School of English's spooky reads
Fancy delving into the pages of a spooky read tonight, but not sure where to start? Experts from the School of English have you covered. From children’s books to gothic tales, curl up and read on – if you’re brave enough. Happy Halloween!
Castle of Wolfenback: A German Story by Eliza Parsons (1793)
Catherine Morland: "Are they all horrid, are you sure they are all horrid?"
Eliza Parsons's Castle of Wolfenbach: a German Story is one of the seven 'horrid' tales mentioned in Austen's Northanger Abbey. An evil uncle, a blameless young woman in survival mode and a great, gloomy ancestral home hiding family secrets: could it be any more gothic?
Dr Emma Newport, Lecturer in English Literature
Funnybones by Janet and Allan Ahlberg (1980)
As a specialist in children’s literature, I’ve got to recommend Janet and Allan Ahlberg’s hilarious and adorable picture book Funnybones—about a big skeleton, a little skeleton, and a dog skeleton who just can’t find anybody to scare. Because we all need some light relief, even at Halloween (and perhaps this October 31st in particular). Just watch out you don’t end up a pile of bones, or that you have somebody who knows how to put you back together if you do.
Dr Hannah Field, Senior Lecturer
The Call of Cthulhu and Other Weird Stories by H. P. Lovecraft (1999)
Anyone who has ever played Call of Cthulhu in the recent console version (2018), or any of the table-top role-playing games of the same title (originally 1981), or indeed Arkham Horror (based on the same game system and the author’s home town) might want to meet the original visionary, H. P. Lovecraft. It’s hard to imagine the books of Stephen King or Alan Moore, or the films of John Carpenter or Guillermo del Toro, without Lovecraft. He influenced Japanese manga, too, and more recently he’s been fêted by rebel intellectuals like Michel Houellebecq (see H. P. Lovecraft: Against the World, Against Life).
And if you’re no fan of horror stories, horror films, horror games, or horrible intellectuals, you might still want to read Lovecraft because you’re a fan of ‘formless protoplasm able to mock and reflect all forms and organs and processes – viscous agglutinations of bubbling cells – rubbery fifteen-foot spheroids infinitely plastic and ductile’…?
Dr Sam Ladkin, Senior Lecturer in Creative and Critical Writing
Dracula by Bram Stoker (1897)
It is genuinely creepy and scary, with more than its fair share of bats, wolves, crawling upside-down up castle walls, not appearing in mirrors, and cries of “Your girls that you all love are mine already!” It also has a hilarious team of vampire slayers who dabble in late 19th century degeneration theory, attempts at blood transfusions, and taking too many opiates. It is completely of the moment it was written (1897) and bubbling over with homo-erotic, as well as hetero-erotic energy. It is also, weirdly, centrally about the newish skills of shorthand and typewriting. And full of hilarious double entendres like “After lunch Harker and his wife went back to their own room, and as I passed a while ago I heard the click of the typewriter. They are hard at it.”
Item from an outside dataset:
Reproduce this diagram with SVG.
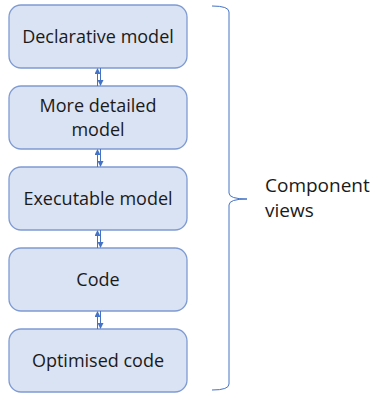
<svg xmlns="http://www.w3.org/2000/svg" width="371" height="393" viewBox="0 0 371 393">
<style>
.box{fill:#dae3f3;stroke:#7f9bd3;stroke-width:1.3}
.t{font-family:"Open Sans","Liberation Sans",sans-serif;font-size:18px;fill:#1a1a1a;text-anchor:middle}
.c{stroke:#4472c4;stroke-width:1;fill:none}
.lab{font-family:"Open Sans","Liberation Sans",sans-serif;font-size:19px;fill:#1a1a1a}
</style>
<defs>
<marker id="ah" viewBox="0 0 6 6" refX="5" refY="3" markerWidth="6" markerHeight="6" orient="auto" markerUnits="userSpaceOnUse">
<path d="M0,0 L6,3 L0,6 z" fill="#4472c4"/>
</marker>
</defs>
<g id="n1"><rect class="box" x="9" y="5" width="178" height="63" rx="12"/><text class="t" x="98" y="43">Declarative model</text></g>
<g id="n2"><rect class="box" x="9" y="86" width="178" height="63" rx="12"/><text class="t" x="98" y="112">More detailed</text><text class="t" x="98" y="136">model</text></g>
<g id="n3"><rect class="box" x="9" y="167" width="178" height="63" rx="12"/><text class="t" x="98" y="205">Executable model</text></g>
<g id="n4"><rect class="box" x="9" y="248" width="178" height="63" rx="12"/><text class="t" x="98" y="286">Code</text></g>
<g id="n5"><rect class="box" x="9" y="329" width="178" height="63" rx="12"/><text class="t" x="98" y="367">Optimised code</text></g>
<g id="connectors">
<line class="c" x1="97.5" y1="86" x2="97.5" y2="69" marker-end="url(#ah)"/>
<line class="c" x1="100.5" y1="68" x2="100.5" y2="85" marker-end="url(#ah)"/>
<line class="c" x1="97.5" y1="167" x2="97.5" y2="150" marker-end="url(#ah)"/>
<line class="c" x1="100.5" y1="149" x2="100.5" y2="166" marker-end="url(#ah)"/>
<line class="c" x1="97.5" y1="248" x2="97.5" y2="231" marker-end="url(#ah)"/>
<line class="c" x1="100.5" y1="230" x2="100.5" y2="247" marker-end="url(#ah)"/>
<line class="c" x1="97.5" y1="329" x2="97.5" y2="312" marker-end="url(#ah)"/>
<line class="c" x1="100.5" y1="311" x2="100.5" y2="328" marker-end="url(#ah)"/>
</g>
<g id="brace">
<path class="c" d="M212,6 Q229,6 229,12 L229,193 Q229,199 247,199 Q229,199 229,205 L229,384 Q229,390 212,390"/>
<text class="lab" x="265" y="192">Component</text>
<text class="lab" x="265" y="217">views</text>
</g>
</svg>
Don’t settle for the film versions! Go to the original.
Dr Pamela Thurschwell, Reader in English
Beware the Cat! by William Baldwin (1553)
It has people who are cursed to turn into werewolves for seven years and then revert to people. It has witches who can turn horses into hay bales. It has grisly cadavers displayed on the roof of a print shop…. Cadavers, no less, that have been hung drawn and quartered (at the inspiration of evil spirits) and then are being eaten by ravens.
What else? Lots of quite sinister cats – a bunch of which kill a man in a forest in the dead of night.
Dr Rachel Stenner, Lecturer in English Literature 1350-1660
Read more about Beware the Cat! here.
Oh Whistle and I’ll Come To You My Lad by M.R. James (1904)
Oh Whistle and I’ll Come To You My Lad is one of M.R. James’s best ghost stories. While wandering a graveyard in coastal Norfolk, a dusty academic finds an old whistle sticking out of a crumbling cliff, on which is written the title phrase. He blows the whistle, and for the next few days, is haunted by the sense that something evil is pursuing him. A masterpiece by this late Victorian writer of suspenseful, creepy stories, it was adapted into a truly chilling film in 1968, which is equally worth seeing.